Copy every line of the listing that holds the string "this".

Start of GIVEN DATA

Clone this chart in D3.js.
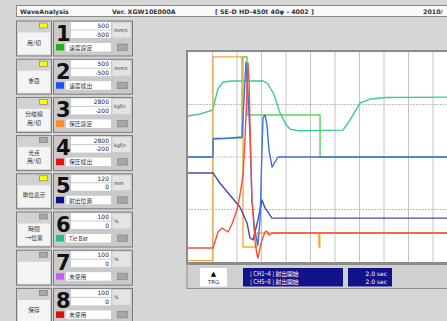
<!DOCTYPE html>
<html>
<head>
<meta charset="utf-8">
<script src="https://cdn.jsdelivr.net/npm/d3@7"></script>
<style>
  body { margin: 0; background: #d6d6d6; }
  svg { display: block; }
  text { font-family: "DejaVu Sans", "Noto Sans CJK JP", sans-serif; }
  .jp { font-family: "Noto Sans CJK JP", sans-serif; }
</style>
</head>
<body>
<div id="chart"></div>
<script>
// channel panel data
const chNums = [1, 2, 3, 4, 5, 6, 7, 8];
const chMax = [500, 500, 2800, 2800, 120, 100, 100, 100];
const chMin = [-500, -500, -200, -200, 0, 0, 0, 0];
const chUnits = ["mm/s", "mm/s", "kgf/c", "kgf/c", "mm", "%", "%", "%"];
const chLabels = ["速度設定", "速度検出", "保圧設定", "保圧検出", "射出位置", "Tie Bar", "未使用", "未使用"];
const chColors = ["#19b419", "#1f4fff", "#ff8a1e", "#ee1010", "#10108c", "#1fbf8c", "#c25cff", "#dd1010"];
const btnLabels = [["用/切"], ["重畳"], ["分岐線", "用/切"], ["光点", "用/切"], ["単位表示"], ["時間", "→位置"], [], ["保存"]];
const btnLamp = [true, true, true, false, true, false, false, false];

// traces: [time sec, value in channel units]
const ch1Speed = [[0, 0], [0.204, 0], [0.204, 90], [0.441, 90], [0.441, 476], [0.482, 476], [0.482, 200], [1.078, 200], [1.078, 0], [2.4, 0]];
const ch2Speed = [[0, 0], [0.204, 0], [0.204, 86], [0.3, 88], [0.441, 95], [0.457, 271], [0.473, 452], [0.49, 300], [0.506, 100], [0.522, -205], [0.547, -360], [0.571, -419], [0.588, -300], [0.604, 33], [0.612, 186], [0.629, 200], [0.645, 152], [0.661, 33], [0.686, -48], [0.71, -24], [0.735, 0], [2.4, 0]];
const ch3Press = [[0, -180], [0.204, -180], [0.204, 2730], [0.449, 2730], [0.449, 14], [0.563, 14], [0.563, 214], [1.069, 214], [1.069, 14], [1.076, 14], [1.076, 214], [2.4, 214]];
const ch4Press = [[0, 0], [0.204, 0], [0.245, 229], [0.278, 286], [0.302, 257], [0.327, 229], [0.359, 343], [0.4, 543], [0.424, 757], [0.449, 1043], [0.465, 1543], [0.482, 2257], [0.49, 2643], [0.498, 2400], [0.506, 1800], [0.522, 686], [0.547, 100], [0.563, -100], [0.571, -143], [0.588, 0], [0.604, 114], [0.629, 229], [0.645, 240], [0.661, 186], [0.686, 214], [2.4, 214]];
const ch5Pos = [[0, 50.9], [0.204, 50.9], [0.261, 45], [0.424, 31.4], [0.482, 22.3], [0.506, 13.7], [0.531, 12.6], [0.571, 24], [0.604, 35.4], [0.629, 30.9], [0.686, 25.1], [2.4, 25.1]];
const ch6Tie = [[0, 69.5], [0.1, 70.5], [0.204, 72.4], [0.22, 77], [0.245, 82.4], [0.286, 85.7], [0.36, 86.2], [0.612, 86.2], [0.65, 85], [0.7, 80], [0.751, 71], [0.8, 65.5], [0.833, 63.3], [0.9, 62.5], [1.265, 62.8], [1.322, 67.6], [1.404, 75.7], [1.486, 77.6], [1.62, 78.3], [2.4, 78.6]];

const traces = [
  { data: ch6Tie, ch: 5, color: "#3cc89c" },
  { data: ch1Speed, ch: 0, color: "#5ad35a" },
  { data: ch3Press, ch: 2, color: "#f2a83e" },
  { data: ch5Pos, ch: 4, color: "#4a4aa8" },
  { data: ch2Speed, ch: 1, color: "#3f6fe0" },
  { data: ch4Press, ch: 3, color: "#f2503a" }
];

const W = 447, H = 321;
const svg = d3.select("#chart").append("svg").attr("width", W).attr("height", H);
svg.append("rect").attr("width", W).attr("height", H).attr("fill", "#d6d6d6");

// title bar
svg.append("rect").attr("x", 16.5).attr("y", 5.5).attr("width", 440).attr("height", 11)
  .attr("fill", "#fafafa").attr("stroke", "#8a8a8a");
const titles = [["WaveAnalysis", 20], ["Ver. XGW10E000A", 112], ["[ SE-D HD-450t 40φ - 4002 ]", 215], ["2010/", 423]];
svg.selectAll(".title").data(titles).enter().append("text")
  .attr("x", d => d[1]).attr("y", 13.5).attr("font-size", 6.3).attr("font-weight", "bold")
  .attr("fill", "#333").text(d => d[0]);

// channel rows
const row = svg.selectAll(".row").data(chNums).enter().append("g")
  .attr("transform", (d, i) => "translate(0," + (20.5 + 38.2 * i) + ")");

row.append("rect").attr("x", 16.5).attr("y", 0.5).attr("width", 35).attr("height", 35)
  .attr("fill", "#d2d2d2").attr("stroke", "#7a7a7a");
row.append("rect").attr("x", 18).attr("y", 12).attr("width", 32).attr("height", 22).attr("fill", "#f4f4f4");
row.append("rect").attr("x", 39.5).attr("y", 2.5).attr("width", 8).attr("height", 5)
  .attr("fill", (d, i) => btnLamp[i] ? "#ffff00" : "#a8a8a8").attr("stroke", "#777").attr("stroke-width", 0.6);
row.each(function(d, i) {
  const lines = btnLabels[i];
  const y0 = lines.length === 2 ? 19.5 : 24;
  d3.select(this).selectAll(".bl").data(lines).enter().append("text")
    .attr("class", "jp").attr("x", 34).attr("y", (t, k) => y0 + k * 8.8)
    .attr("text-anchor", "middle").attr("font-size", 5.8).attr("fill", "#333").text(t => t);
});

row.append("rect").attr("x", 53.5).attr("y", 0.5).attr("width", 79).attr("height", 35)
  .attr("fill", "#cacaca").attr("stroke", "#7a7a7a");
row.append("text").attr("x", 56).attr("y", 20).attr("font-size", 21).attr("font-weight", "bold")
  .attr("fill", "#111").text(d => d);
row.append("rect").attr("x", 71).attr("y", 1.5).attr("width", 40).attr("height", 7.5).attr("fill", "#fff");
row.append("rect").attr("x", 71).attr("y", 10).attr("width", 40).attr("height", 7.5).attr("fill", "#fff");
row.append("text").attr("x", 109).attr("y", 7.5).attr("text-anchor", "end").attr("font-size", 6)
  .attr("fill", "#222").text((d, i) => chMax[i]);
row.append("text").attr("x", 109).attr("y", 16).attr("text-anchor", "end").attr("font-size", 6)
  .attr("fill", "#222").text((d, i) => chMin[i]);
row.append("rect").attr("x", 112.5).attr("y", 2).attr("width", 18).attr("height", 15).attr("fill", "#e4e4e4");
row.append("text").attr("x", 114).attr("y", 11.5).attr("font-size", 4.8).attr("fill", "#333")
  .text((d, i) => chUnits[i]);
row.append("rect").attr("x", 56).attr("y", 23.5).attr("width", 8).attr("height", 6.5)
  .attr("fill", (d, i) => chColors[i]);
row.append("rect").attr("x", 66).attr("y", 22.5).attr("width", 45).attr("height", 8.5).attr("fill", "#fff");
row.append("text").attr("class", "jp").attr("x", 69).attr("y", 29.3).attr("font-size", 5.8).attr("fill", "#333")
  .text((d, i) => chLabels[i]);
row.append("rect").attr("x", 117.5).attr("y", 23.5).attr("width", 10).attr("height", 6.5)
  .attr("fill", "#a6a6a6").attr("stroke", "#808080").attr("stroke-width", 0.6);

// plot area
const px0 = 188, py0 = 52, py1 = 262, divW = 24.5;
const x = d3.scaleLinear().domain([0, 2.4]).range([px0, px0 + 12 * divW]);
svg.append("rect").attr("x", px0 - 1).attr("y", py0 - 1).attr("width", 280).attr("height", py1 - py0 + 2)
  .attr("fill", "#fff").attr("stroke", "#8c8c8c").attr("stroke-width", 2);

svg.append("clipPath").attr("id", "clip").append("rect")
  .attr("x", px0).attr("y", py0).attr("width", 280).attr("height", py1 - py0);
const plot = svg.append("g").attr("clip-path", "url(#clip)");

plot.selectAll(".vg").data(d3.range(0.2, 2.4, 0.2)).enter().append("line")
  .attr("x1", d => x(d)).attr("x2", d => x(d)).attr("y1", py0).attr("y2", py1)
  .attr("stroke", "#c4c4c4").attr("stroke-width", 1);
const yGrid = d3.scaleLinear().domain([0, 4]).range([py1, py0]);
plot.selectAll(".hg").data([1, 2, 3]).enter().append("line")
  .attr("x1", px0).attr("x2", px0 + 280).attr("y1", d => yGrid(d)).attr("y2", d => yGrid(d))
  .attr("stroke", "#bdbdbd").attr("stroke-width", 1).attr("stroke-dasharray", "2,1");

traces.forEach(tr => {
  const y = d3.scaleLinear().domain([chMin[tr.ch], chMax[tr.ch]]).range([py1, py0]);
  const line = d3.line().x(d => x(d[0])).y(d => y(d[1]));
  plot.append("path").datum(tr.data).attr("d", line)
    .attr("fill", "none").attr("stroke", tr.color).attr("stroke-width", 1.4)
    .attr("stroke-linejoin", "round");
});

// bottom status panel
svg.append("rect").attr("x", 187).attr("y", 264.5).attr("width", 270).attr("height", 24)
  .attr("fill", "#d0d0d0").attr("stroke", "#8c8c8c");
svg.append("rect").attr("x", 200).attr("y", 268).attr("width", 27).attr("height", 18.5).attr("fill", "#fff");
svg.append("text").attr("x", 213.5).attr("y", 276).attr("text-anchor", "middle").attr("font-size", 7).text("▲");
svg.append("text").attr("x", 213.5).attr("y", 284).attr("text-anchor", "middle").attr("font-size", 5.5)
  .attr("fill", "#333").text("TRG");
const trigText = ["[ CH1~4 ] 射出開始", "[ CH5~8 ] 射出開始"];
const trigTime = ["2.0 sec", "2.0 sec"];
svg.append("rect").attr("x", 243).attr("y", 268).attr("width", 100).attr("height", 18.5).attr("fill", "#12128a");
svg.append("rect").attr("x", 348).attr("y", 268).attr("width", 44).attr("height", 18.5).attr("fill", "#12128a");
svg.selectAll(".tt").data(trigText).enter().append("text").attr("class", "jp")
  .attr("x", 250).attr("y", (d, i) => 275.5 + i * 8).attr("font-size", 5.8).attr("fill", "#fff").text(d => d);
svg.selectAll(".ts").data(trigTime).enter().append("text")
  .attr("x", 387).attr("y", (d, i) => 275.5 + i * 8).attr("text-anchor", "end").attr("font-size", 6)
  .attr("fill", "#fff").text(d => d);
</script>
</body>
</html>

End of GIVEN DATA

WRITTEN REPLY –
Clone this chart in D3.js.
  d3.select(this).selectAll(".bl").data(lines).enter().append("text")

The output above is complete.